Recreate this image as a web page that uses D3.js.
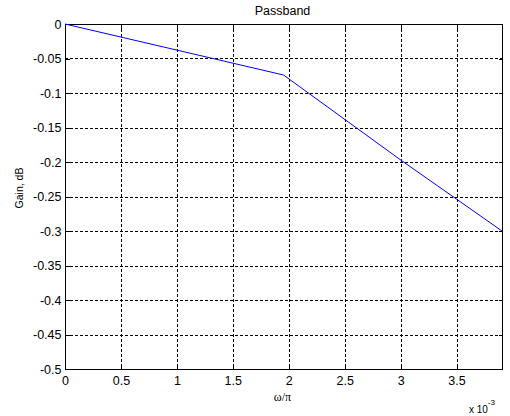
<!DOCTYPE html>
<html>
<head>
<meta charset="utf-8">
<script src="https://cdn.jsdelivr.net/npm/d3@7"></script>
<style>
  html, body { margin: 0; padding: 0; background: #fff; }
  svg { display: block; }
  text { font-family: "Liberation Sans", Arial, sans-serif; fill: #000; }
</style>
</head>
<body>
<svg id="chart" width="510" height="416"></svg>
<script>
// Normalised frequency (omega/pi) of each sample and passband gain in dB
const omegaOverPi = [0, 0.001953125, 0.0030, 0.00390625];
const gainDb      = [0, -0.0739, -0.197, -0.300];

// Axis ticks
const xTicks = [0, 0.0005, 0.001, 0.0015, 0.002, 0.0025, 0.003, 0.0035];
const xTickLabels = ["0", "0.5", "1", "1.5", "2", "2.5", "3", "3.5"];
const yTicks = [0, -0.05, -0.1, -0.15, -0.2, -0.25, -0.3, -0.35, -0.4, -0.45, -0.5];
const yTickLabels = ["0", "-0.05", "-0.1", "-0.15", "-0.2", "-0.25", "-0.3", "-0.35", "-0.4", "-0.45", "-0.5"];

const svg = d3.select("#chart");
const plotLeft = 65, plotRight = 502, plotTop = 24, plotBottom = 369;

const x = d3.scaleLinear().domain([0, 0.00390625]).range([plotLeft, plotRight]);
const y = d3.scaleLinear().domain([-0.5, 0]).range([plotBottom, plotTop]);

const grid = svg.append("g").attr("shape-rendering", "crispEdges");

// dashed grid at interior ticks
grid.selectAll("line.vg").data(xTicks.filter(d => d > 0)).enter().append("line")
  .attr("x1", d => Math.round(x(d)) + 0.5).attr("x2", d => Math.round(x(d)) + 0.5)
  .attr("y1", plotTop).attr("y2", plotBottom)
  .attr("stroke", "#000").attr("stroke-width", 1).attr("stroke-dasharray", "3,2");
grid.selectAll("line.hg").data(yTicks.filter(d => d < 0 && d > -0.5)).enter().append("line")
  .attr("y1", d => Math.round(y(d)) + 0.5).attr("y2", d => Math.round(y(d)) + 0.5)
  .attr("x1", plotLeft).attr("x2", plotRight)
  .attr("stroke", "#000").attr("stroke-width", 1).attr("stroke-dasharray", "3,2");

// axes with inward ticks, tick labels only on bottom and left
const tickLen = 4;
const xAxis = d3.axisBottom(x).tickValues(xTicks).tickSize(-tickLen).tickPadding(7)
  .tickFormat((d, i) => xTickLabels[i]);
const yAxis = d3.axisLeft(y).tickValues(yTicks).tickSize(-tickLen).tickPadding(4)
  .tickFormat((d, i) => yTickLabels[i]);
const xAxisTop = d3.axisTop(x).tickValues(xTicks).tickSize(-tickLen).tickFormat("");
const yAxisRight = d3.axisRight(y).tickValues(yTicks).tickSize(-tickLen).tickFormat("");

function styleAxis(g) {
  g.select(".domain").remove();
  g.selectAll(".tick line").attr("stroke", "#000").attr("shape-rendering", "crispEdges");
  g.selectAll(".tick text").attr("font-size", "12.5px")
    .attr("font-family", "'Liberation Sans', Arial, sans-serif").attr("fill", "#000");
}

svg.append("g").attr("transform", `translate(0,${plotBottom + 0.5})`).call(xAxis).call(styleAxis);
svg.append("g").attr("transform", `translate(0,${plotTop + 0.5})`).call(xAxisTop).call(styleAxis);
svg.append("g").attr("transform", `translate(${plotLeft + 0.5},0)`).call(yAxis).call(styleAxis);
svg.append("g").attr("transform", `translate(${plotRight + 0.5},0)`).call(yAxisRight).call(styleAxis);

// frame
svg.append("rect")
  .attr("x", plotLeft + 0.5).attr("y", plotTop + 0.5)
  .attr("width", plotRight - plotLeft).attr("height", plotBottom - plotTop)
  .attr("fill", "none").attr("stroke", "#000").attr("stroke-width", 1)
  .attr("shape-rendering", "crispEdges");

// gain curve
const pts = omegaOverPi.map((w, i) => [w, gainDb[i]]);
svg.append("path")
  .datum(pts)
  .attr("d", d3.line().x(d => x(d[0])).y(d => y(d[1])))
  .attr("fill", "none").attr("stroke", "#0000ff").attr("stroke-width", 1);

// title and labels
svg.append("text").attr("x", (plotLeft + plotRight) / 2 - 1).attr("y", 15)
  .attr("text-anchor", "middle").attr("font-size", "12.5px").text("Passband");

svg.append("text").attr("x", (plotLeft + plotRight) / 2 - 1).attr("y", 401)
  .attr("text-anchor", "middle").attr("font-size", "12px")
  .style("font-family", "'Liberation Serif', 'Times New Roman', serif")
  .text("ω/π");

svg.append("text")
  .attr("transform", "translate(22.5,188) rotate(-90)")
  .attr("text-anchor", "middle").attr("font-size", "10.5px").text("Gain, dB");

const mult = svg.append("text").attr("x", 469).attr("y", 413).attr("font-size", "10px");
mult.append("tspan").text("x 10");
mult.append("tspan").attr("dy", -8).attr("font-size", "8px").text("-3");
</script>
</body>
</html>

+ + + + + + +

Aim
Output the data exactly. Pictures don't belong in the result.

Answer to this task
Recreate this image as a web page that uses D3.js.
<!DOCTYPE html>
<html>
<head>
<meta charset="utf-8">
<script src="https://cdn.jsdelivr.net/npm/d3@7"></script>
<style>
  html, body { margin: 0; padding: 0; background: #fff; }
  svg { display: block; }
  text { font-family: "Liberation Sans", Arial, sans-serif; fill: #000; }
</style>
</head>
<body>
<svg id="chart" width="510" height="416"></svg>
<script>
// Normalised frequency (omega/pi) of each sample and passband gain in dB
const omegaOverPi = [0, 0.001953125, 0.0030, 0.00390625];
const gainDb      = [0, -0.0739, -0.197, -0.300];

// Axis ticks
const xTicks = [0, 0.0005, 0.001, 0.0015, 0.002, 0.0025, 0.003, 0.0035];
const xTickLabels = ["0", "0.5", "1", "1.5", "2", "2.5", "3", "3.5"];
const yTicks = [0, -0.05, -0.1, -0.15, -0.2, -0.25, -0.3, -0.35, -0.4, -0.45, -0.5];
const yTickLabels = ["0", "-0.05", "-0.1", "-0.15", "-0.2", "-0.25", "-0.3", "-0.35", "-0.4", "-0.45", "-0.5"];

const svg = d3.select("#chart");
const plotLeft = 65, plotRight = 502, plotTop = 24, plotBottom = 369;

const x = d3.scaleLinear().domain([0, 0.00390625]).range([plotLeft, plotRight]);
const y = d3.scaleLinear().domain([-0.5, 0]).range([plotBottom, plotTop]);

const grid = svg.append("g").attr("shape-rendering", "crispEdges");

// dashed grid at interior ticks
grid.selectAll("line.vg").data(xTicks.filter(d => d > 0)).enter().append("line")
  .attr("x1", d => Math.round(x(d)) + 0.5).attr("x2", d => Math.round(x(d)) + 0.5)
  .attr("y1", plotTop).attr("y2", plotBottom)
  .attr("stroke", "#000").attr("stroke-width", 1).attr("stroke-dasharray", "3,2");
grid.selectAll("line.hg").data(yTicks.filter(d => d < 0 && d > -0.5)).enter().append("line")
  .attr("y1", d => Math.round(y(d)) + 0.5).attr("y2", d => Math.round(y(d)) + 0.5)
  .attr("x1", plotLeft).attr("x2", plotRight)
  .attr("stroke", "#000").attr("stroke-width", 1).attr("stroke-dasharray", "3,2");

// axes with inward ticks, tick labels only on bottom and left
const tickLen = 4;
const xAxis = d3.axisBottom(x).tickValues(xTicks).tickSize(-tickLen).tickPadding(7)
  .tickFormat((d, i) => xTickLabels[i]);
const yAxis = d3.axisLeft(y).tickValues(yTicks).tickSize(-tickLen).tickPadding(4)
  .tickFormat((d, i) => yTickLabels[i]);
const xAxisTop = d3.axisTop(x).tickValues(xTicks).tickSize(-tickLen).tickFormat("");
const yAxisRight = d3.axisRight(y).tickValues(yTicks).tickSize(-tickLen).tickFormat("");

function styleAxis(g) {
  g.select(".domain").remove();
  g.selectAll(".tick line").attr("stroke", "#000").attr("shape-rendering", "crispEdges");
  g.selectAll(".tick text").attr("font-size", "12.5px")
    .attr("font-family", "'Liberation Sans', Arial, sans-serif").attr("fill", "#000");
}

svg.append("g").attr("transform", `translate(0,${plotBottom + 0.5})`).call(xAxis).call(styleAxis);
svg.append("g").attr("transform", `translate(0,${plotTop + 0.5})`).call(xAxisTop).call(styleAxis);
svg.append("g").attr("transform", `translate(${plotLeft + 0.5},0)`).call(yAxis).call(styleAxis);
svg.append("g").attr("transform", `translate(${plotRight + 0.5},0)`).call(yAxisRight).call(styleAxis);

// frame
svg.append("rect")
  .attr("x", plotLeft + 0.5).attr("y", plotTop + 0.5)
  .attr("width", plotRight - plotLeft).attr("height", plotBottom - plotTop)
  .attr("fill", "none").attr("stroke", "#000").attr("stroke-width", 1)
  .attr("shape-rendering", "crispEdges");

// gain curve
const pts = omegaOverPi.map((w, i) => [w, gainDb[i]]);
svg.append("path")
  .datum(pts)
  .attr("d", d3.line().x(d => x(d[0])).y(d => y(d[1])))
  .attr("fill", "none").attr("stroke", "#0000ff").attr("stroke-width", 1);

// title and labels
svg.append("text").attr("x", (plotLeft + plotRight) / 2 - 1).attr("y", 15)
  .attr("text-anchor", "middle").attr("font-size", "12.5px").text("Passband");

svg.append("text").attr("x", (plotLeft + plotRight) / 2 - 1).attr("y", 401)
  .attr("text-anchor", "middle").attr("font-size", "12px")
  .style("font-family", "'Liberation Serif', 'Times New Roman', serif")
  .text("ω/π");

svg.append("text")
  .attr("transform", "translate(22.5,188) rotate(-90)")
  .attr("text-anchor", "middle").attr("font-size", "10.5px").text("Gain, dB");

const mult = svg.append("text").attr("x", 469).attr("y", 413).attr("font-size", "10px");
mult.append("tspan").text("x 10");
mult.append("tspan").attr("dy", -8).attr("font-size", "8px").text("-3");
</script>
</body>
</html>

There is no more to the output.